*SET TASK*.
Give back exactly the lines from the beginning of the listing below to the line holding "import * as", both ends included; the pictures stay out.

*DATA EXTRACT*.
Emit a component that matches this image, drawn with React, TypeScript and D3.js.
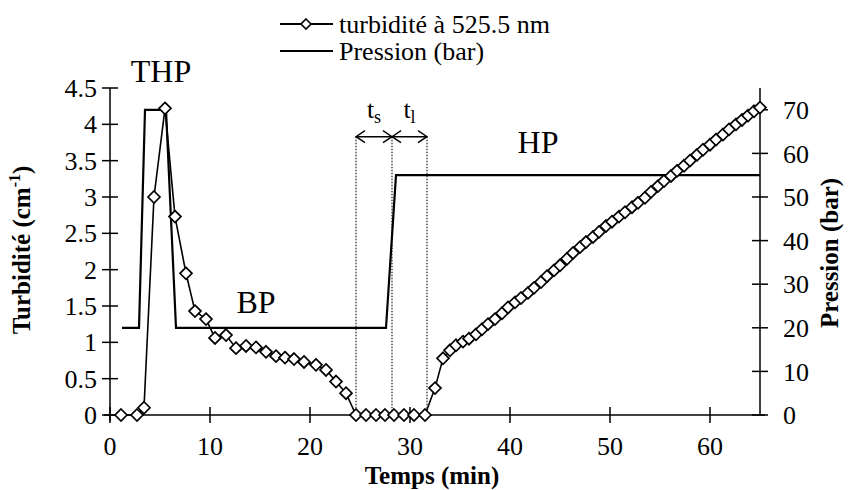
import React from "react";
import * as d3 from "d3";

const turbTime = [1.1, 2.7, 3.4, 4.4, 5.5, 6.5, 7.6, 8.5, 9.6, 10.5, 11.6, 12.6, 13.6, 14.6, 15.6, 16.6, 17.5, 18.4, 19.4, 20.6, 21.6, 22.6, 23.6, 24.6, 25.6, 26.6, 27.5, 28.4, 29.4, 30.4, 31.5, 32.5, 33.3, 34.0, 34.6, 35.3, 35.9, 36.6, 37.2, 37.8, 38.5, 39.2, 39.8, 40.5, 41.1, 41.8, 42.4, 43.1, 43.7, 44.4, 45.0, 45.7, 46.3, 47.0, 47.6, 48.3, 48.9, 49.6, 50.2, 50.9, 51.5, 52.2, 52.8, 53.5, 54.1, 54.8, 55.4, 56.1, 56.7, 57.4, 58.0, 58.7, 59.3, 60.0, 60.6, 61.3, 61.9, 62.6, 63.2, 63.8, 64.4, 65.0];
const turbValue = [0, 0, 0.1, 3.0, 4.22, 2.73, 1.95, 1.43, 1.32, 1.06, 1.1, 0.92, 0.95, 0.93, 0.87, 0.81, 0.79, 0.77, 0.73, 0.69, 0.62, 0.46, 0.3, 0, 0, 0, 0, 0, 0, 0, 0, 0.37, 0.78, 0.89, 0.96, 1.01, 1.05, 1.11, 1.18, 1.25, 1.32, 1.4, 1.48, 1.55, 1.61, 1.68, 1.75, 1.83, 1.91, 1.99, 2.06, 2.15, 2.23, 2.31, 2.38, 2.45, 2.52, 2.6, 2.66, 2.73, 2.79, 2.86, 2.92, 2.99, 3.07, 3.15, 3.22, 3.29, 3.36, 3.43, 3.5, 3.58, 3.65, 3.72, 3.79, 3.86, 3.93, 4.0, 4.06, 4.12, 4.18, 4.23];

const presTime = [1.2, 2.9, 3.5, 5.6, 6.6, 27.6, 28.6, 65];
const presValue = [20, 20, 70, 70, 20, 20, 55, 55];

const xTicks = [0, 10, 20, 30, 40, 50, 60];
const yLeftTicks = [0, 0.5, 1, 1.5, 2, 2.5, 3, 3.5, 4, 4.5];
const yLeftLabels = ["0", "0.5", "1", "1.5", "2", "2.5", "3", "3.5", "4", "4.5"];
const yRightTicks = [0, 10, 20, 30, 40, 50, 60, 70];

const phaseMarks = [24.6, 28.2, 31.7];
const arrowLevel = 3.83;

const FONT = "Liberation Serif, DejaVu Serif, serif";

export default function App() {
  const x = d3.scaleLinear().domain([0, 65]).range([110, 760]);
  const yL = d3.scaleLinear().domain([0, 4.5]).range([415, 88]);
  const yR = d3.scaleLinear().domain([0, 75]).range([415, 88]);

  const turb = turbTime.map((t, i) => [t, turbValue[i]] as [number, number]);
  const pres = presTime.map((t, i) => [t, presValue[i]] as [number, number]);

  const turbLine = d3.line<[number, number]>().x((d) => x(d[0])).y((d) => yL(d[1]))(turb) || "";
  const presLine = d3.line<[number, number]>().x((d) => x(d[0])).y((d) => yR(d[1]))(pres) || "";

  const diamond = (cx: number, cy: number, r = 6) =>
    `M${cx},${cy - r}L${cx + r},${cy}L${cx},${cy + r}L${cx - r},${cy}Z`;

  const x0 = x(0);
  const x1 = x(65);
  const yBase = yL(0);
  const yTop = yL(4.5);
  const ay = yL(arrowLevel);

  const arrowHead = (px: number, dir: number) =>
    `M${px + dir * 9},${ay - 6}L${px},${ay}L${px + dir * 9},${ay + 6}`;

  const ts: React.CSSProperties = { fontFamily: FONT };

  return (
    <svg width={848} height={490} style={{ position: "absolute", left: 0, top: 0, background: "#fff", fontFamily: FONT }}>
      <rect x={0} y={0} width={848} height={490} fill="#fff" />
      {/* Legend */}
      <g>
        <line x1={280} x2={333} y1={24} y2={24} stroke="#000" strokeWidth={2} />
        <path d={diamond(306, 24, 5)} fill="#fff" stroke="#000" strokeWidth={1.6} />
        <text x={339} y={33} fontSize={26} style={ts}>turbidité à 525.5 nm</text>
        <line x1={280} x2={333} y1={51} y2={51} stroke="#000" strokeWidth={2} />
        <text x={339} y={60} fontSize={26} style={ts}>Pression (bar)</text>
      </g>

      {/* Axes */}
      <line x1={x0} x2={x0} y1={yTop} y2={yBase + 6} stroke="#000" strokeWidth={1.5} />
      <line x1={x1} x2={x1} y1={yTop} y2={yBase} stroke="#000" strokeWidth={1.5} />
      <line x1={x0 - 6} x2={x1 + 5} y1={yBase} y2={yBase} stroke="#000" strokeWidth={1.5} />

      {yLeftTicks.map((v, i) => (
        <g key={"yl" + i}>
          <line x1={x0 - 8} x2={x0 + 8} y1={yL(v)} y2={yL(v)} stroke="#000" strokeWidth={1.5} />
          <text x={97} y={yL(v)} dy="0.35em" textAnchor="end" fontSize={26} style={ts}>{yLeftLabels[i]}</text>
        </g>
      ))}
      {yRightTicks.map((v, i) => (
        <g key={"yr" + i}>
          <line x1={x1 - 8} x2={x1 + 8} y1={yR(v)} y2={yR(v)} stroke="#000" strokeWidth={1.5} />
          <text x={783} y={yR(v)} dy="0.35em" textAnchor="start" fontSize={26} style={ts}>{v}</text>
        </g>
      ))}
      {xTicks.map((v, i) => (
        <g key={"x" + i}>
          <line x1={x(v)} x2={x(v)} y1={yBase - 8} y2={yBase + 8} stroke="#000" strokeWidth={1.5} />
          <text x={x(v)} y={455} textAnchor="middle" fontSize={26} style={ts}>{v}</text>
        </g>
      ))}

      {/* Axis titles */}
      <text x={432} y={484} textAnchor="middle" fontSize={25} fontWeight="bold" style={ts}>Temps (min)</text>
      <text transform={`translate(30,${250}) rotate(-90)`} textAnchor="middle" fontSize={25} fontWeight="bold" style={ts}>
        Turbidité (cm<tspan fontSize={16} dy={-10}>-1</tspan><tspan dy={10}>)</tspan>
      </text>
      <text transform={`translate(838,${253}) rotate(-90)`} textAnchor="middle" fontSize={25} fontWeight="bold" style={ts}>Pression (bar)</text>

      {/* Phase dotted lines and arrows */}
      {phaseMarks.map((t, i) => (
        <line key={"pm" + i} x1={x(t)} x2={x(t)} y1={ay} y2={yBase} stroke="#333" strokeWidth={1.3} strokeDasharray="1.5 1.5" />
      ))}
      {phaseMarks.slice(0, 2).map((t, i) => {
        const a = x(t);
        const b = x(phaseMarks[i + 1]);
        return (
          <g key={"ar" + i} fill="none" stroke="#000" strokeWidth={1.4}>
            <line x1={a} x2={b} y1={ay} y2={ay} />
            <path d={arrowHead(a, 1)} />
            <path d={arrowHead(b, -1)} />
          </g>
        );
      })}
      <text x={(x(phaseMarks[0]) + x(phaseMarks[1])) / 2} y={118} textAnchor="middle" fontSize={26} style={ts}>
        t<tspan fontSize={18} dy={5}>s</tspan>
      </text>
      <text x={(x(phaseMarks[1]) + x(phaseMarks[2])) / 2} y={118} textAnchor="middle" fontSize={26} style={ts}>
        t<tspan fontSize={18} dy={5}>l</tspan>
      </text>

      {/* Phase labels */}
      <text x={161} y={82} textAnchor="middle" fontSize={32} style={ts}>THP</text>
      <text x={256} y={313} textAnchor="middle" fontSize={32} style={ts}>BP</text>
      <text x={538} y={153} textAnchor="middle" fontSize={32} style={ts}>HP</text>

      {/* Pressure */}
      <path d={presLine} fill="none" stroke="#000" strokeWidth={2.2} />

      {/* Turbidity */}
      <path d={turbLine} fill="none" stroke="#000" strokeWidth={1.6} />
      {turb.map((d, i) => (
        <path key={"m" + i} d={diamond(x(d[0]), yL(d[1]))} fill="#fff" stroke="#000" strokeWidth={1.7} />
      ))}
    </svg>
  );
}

*RESULT FOR THIS TASK*.
Emit a component that matches this image, drawn with React, TypeScript and D3.js.
import React from "react";
import * as d3 from "d3";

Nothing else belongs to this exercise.